TO DO:
Your task is to reproduce, verbatim and without pictures, the lines from the opening of the listing through the line containing "from matplotlib import pyplot as plt".
* Start DATA EXTRACT *
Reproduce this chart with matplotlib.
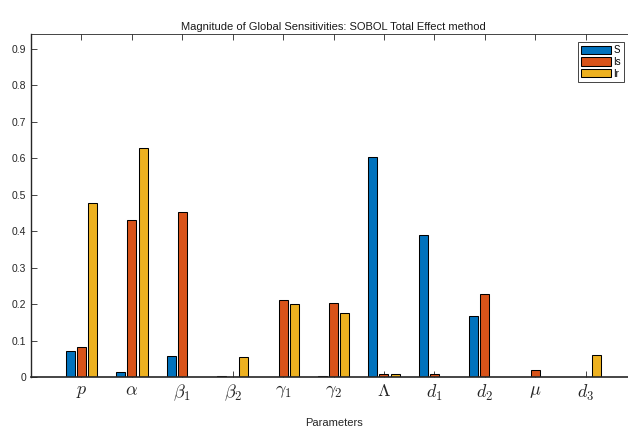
import numpy as np
import matplotlib
matplotlib.use('Agg')
from matplotlib import pyplot as plt

# parameter names and Sobol total effect values
params = [r'$p$', r'$\alpha$', r'$\beta_1$', r'$\beta_2$', r'$\gamma_1$', r'$\gamma_2$',
          r'$\Lambda$', r'$d_1$', r'$d_2$', r'$\mu$', r'$d_3$']
S  = [0.071, 0.015, 0.057, 0.003, 0.001, 0.003, 0.602, 0.390, 0.167, 0.001, 0.001]
Is = [0.081, 0.429, 0.453, 0.001, 0.211, 0.203, 0.009, 0.007, 0.227, 0.018, 0.001]
Ir = [0.476, 0.627, 0.001, 0.054, 0.201, 0.176, 0.008, 0.001, 0.001, 0.001, 0.059]
series_names = ['S', 'Is', 'Ir']
colors = ['#0072BD', '#D95319', '#EDB120']

plt.rcParams['font.family'] = ['Liberation Sans', 'DejaVu Sans']
plt.rcParams['mathtext.fontset'] = 'cm'

fig = plt.figure(figsize=(6.28, 4.32), dpi=100)
ax = fig.add_axes([31 / 628, 55 / 432, 605 / 628, 343 / 432])

x = np.arange(1, len(params) + 1)
off = 0.2222
w = 0.178
for k, (vals, name, c) in enumerate(zip([S, Is, Ir], series_names, colors)):
    ax.bar(x + (k - 1) * off, vals, width=w, color=c, edgecolor='black',
           linewidth=0.75, label=name, zorder=2)

ax.set_xlim(0, 12)
ax.set_ylim(0, 0.94)
ax.set_xticks(x)
ax.set_xticklabels(params, fontsize=13)
ax.set_yticks(np.arange(0, 0.91, 0.1))
ax.set_yticklabels(['0'] + ['%.1f' % v for v in np.arange(0.1, 0.91, 0.1)], fontsize=7.5)
ax.tick_params(direction='in', top=True, right=True, length=4.5, width=0.6,
               color='#262626', labelcolor='#262626', zorder=3)
ax.tick_params(axis='x', pad=4)
for sp in ax.spines.values():
    sp.set_color('#262626')
    sp.set_linewidth(0.6)
    sp.set_zorder(3)
ax.spines['bottom'].set_linewidth(1.2)
ax.spines['left'].set_linewidth(1.0)

ax.set_title('Magnitude of Global Sensitivities: SOBOL Total Effect method',
             fontsize=8, color='#1a1a1a', pad=3)
ax.set_xlabel('Parameters', fontsize=8, color='#262626', labelpad=11)

leg = ax.legend(loc='upper right', bbox_to_anchor=(624 / 628, 1 - 42 / 432),
                bbox_transform=fig.transFigure, borderaxespad=0, fontsize=7,
                handlelength=3.0, handleheight=0.9, handletextpad=0.3,
                labelspacing=0.2, borderpad=0.3, fancybox=False, framealpha=1)
leg.get_frame().set_edgecolor('#262626')
leg.get_frame().set_linewidth(0.6)

fig.savefig('out.png', dpi=100)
* End DATA EXTRACT *
RESULT FOR THIS EXERCISE:
Reproduce this chart with matplotlib.
import numpy as np
import matplotlib
matplotlib.use('Agg')
from matplotlib import pyplot as plt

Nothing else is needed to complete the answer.